🤖 AI Summary
Small reasoning models (SRMs) commonly suffer from “overthinking” in tool calling: even after generating a correct tool-parameter configuration, they continue reasoning and produce erroneous final outputs. This paper proposes ThinkBrake—a training-free decoding strategy that systematically introduces dynamic early termination into tool reasoning. ThinkBrake adaptively truncates redundant reasoning steps by jointly monitoring sentence boundaries and the log-probability gap between the top two tokens following the `</think>` delimiter, triggering termination at critical points in the reasoning chain. Leveraging oracle-based replay analysis, we precisely localize overthinking instances. Evaluation on the BFCL benchmark shows that ThinkBrake maintains or improves accuracy while reducing generated tokens by up to 25%. Oracle analysis further reveals up to 8.4% latent performance gain, significantly enhancing both inference efficiency and controllability.
📝 Abstract
Small reasoning models (SRMs) often overthink during tool use: they reach a correct tool-argument configuration, then continue reasoning and overwrite it with an incorrect final call. We diagnose overthinking via oracle rollouts that inject </think> at sentence boundaries.

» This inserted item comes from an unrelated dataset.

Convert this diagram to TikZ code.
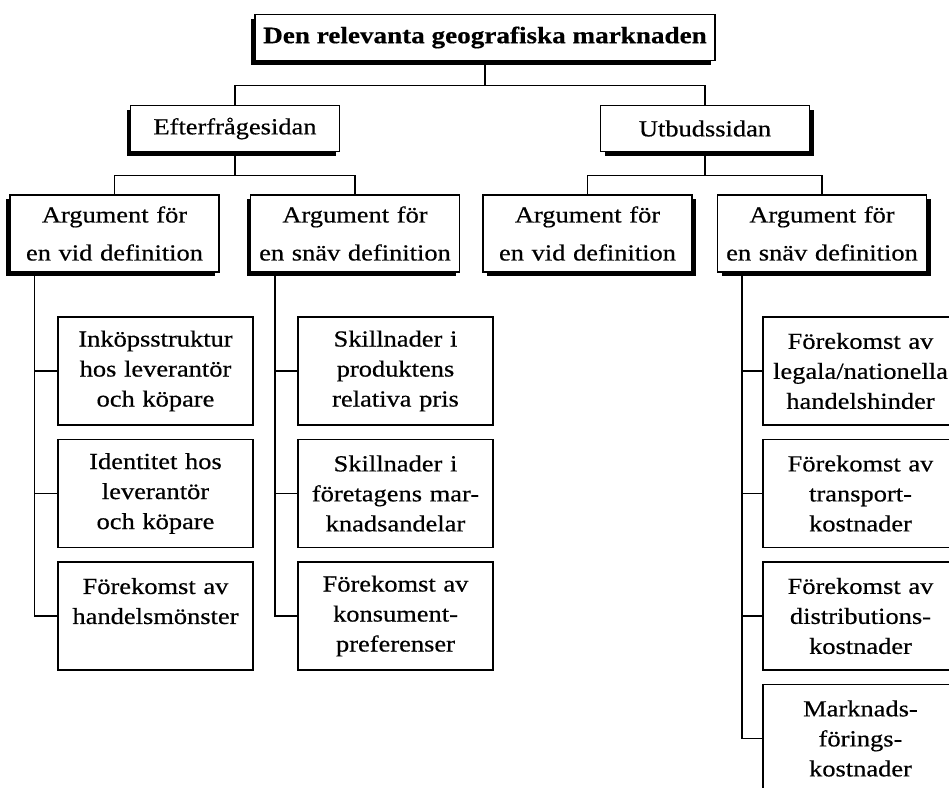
\documentclass[tikz,border=0pt]{standalone}
\usepackage{fontspec}
\setmainfont{Liberation Serif}[FakeStretch=1.15,FakeBold=0.5]
\usetikzlibrary{positioning}
\usetikzlibrary{shadows}

\begin{document}
\begin{tikzpicture}[x=1pt,
                    y=1pt,
                    line width=1.5pt,
                    node distance=13pt,
                    txt/.style={font=\fontsize{23pt}{30pt}\selectfont},
                    lshadow/.style={drop shadow={shadow xshift=-4pt,shadow yshift=-4pt,fill=black,opacity=1}},
                    rshadow/.style={drop shadow={shadow xshift=4pt,shadow yshift=-4pt,fill=black,opacity=1}},
                    headbox/.style={draw,fill=white,txt,minimum width=209pt,minimum height=46pt,inner sep=2pt},
                    argbox/.style={draw,fill=white,align=center,text width=200pt,minimum width=209pt,
                                   minimum height=77pt,inner sep=2pt,font=\fontsize{23pt}{38pt}\selectfont},
                    subbox/.style={draw,align=center,text width=190pt,minimum width=195pt,
                                   minimum height=108pt,inner sep=2pt,txt}
                    %bold/.style={font=\bfseries}
                    ]
  \clip (0,0) rectangle (949,-787);

  % top and the two sides
  \node[headbox,lshadow] (market) at (485,-37.5) [minimum width=460pt,
        font=\fontsize{23.6pt}{30pt}\selectfont\bfseries]{Den relevanta geografiska marknaden};
  \node[headbox,lshadow] (demand) at (235,-128.5) {Efterfrågesidan};
  \node[headbox,rshadow] (supply) at (705,-128.5) {Utbudssidan};

  % arguments
  \node[argbox,lshadow] (dwide)   at (114.5,-233.5) {Argument för\\en vid definition};
  \node[argbox,lshadow] (dnarrow) at (355,-233.5)   {Argument för\\en snäv definition};
  \node[argbox,rshadow] (swide)   at (587.5,-233.5) {Argument för\\en vid definition};
  \node[argbox,rshadow] (snarrow) at (822,-233.5)   {Argument för\\en snäv definition};

  % demand side, wide
  \node[subbox] (dw1) at (155.5,-371) {Inköpsstruktur\\hos leverantör\\och köpare};
  \node[subbox] (dw2) [below=of dw1]  {Identitet hos\\leverantör\\och köpare};
  \node[subbox] (dw3) [below=of dw2]  {Förekomst av\\handelsmönster\\\mbox{}};

  % demand side, narrow
  \node[subbox] (dn1) at (395.5,-371) {Skillnader i\\produktens\\relativa pris};
  \node[subbox] (dn2) [below=of dn1]  {Skillnader i\\företagens mar-\\knadsandelar};
  \node[subbox] (dn3) [below=of dn2]  {Förekomst av\\konsument-\\preferenser};

  % supply side, narrow
  \node[subbox] (sn1) at (860.5,-371) {Förekomst av\\legala/nationella\\handelshinder};
  \node[subbox] (sn2) [below=of sn1]  {Förekomst av\\transport-\\kostnader};
  \node[subbox] (sn3) [below=of sn2]  {Förekomst av\\distributions-\\kostnader};
  \node[subbox] (sn4) [below=of sn3]  {Marknads-\\förings-\\kostnader};

  % tree lines
  \draw (market.south) -- ([yshift=-24pt]market.south);
  \draw (demand.north) |- ([yshift=-24pt]market.south) -| (supply.north);
  \draw (demand.south) -- ([yshift=-23pt]demand.south);
  \draw (dwide.north) |- ([yshift=-23pt]demand.south) -| (dnarrow.north);
  \draw (supply.south) -- ([yshift=-23pt]supply.south);
  \draw (swide.north) |- ([yshift=-23pt]supply.south) -| (snarrow.north);

  \foreach \n in {dw1,dw2,dw3}
    \draw ([xshift=25pt]dwide.south west) |- (\n.west);
  \foreach \n in {dn1,dn2,dn3}
    \draw ([xshift=25pt]dnarrow.south west) |- (\n.west);
  \foreach \n in {sn1,sn2,sn3,sn4}
    \draw ([xshift=25pt]snarrow.south west) |- (\n.west);
\end{tikzpicture}
\end{document}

On the Berkeley Function Calling Leaderboard (BFCL), this oracle termination lifts average accuracy from 85.8% to 94.2% while reducing tokens by 80-94%, revealing substantial recoverable headroom and potential redundant reasoning. While prior work on concise reasoning has largely targeted mathematics, tool reasoning remains underexplored. We adapt various early-termination baselines to tool use and introduce ThinkBrake, a training-free decoding heuristic. ThinkBrake monitors the log-probability margin between </think> and the current top token at sentence boundaries and triggers termination when this margin becomes small. Across BFCL's single turn, non-live and live splits, ThinkBrake preserves or improves accuracy while reducing tokens up to 25%, outperforming various baselines.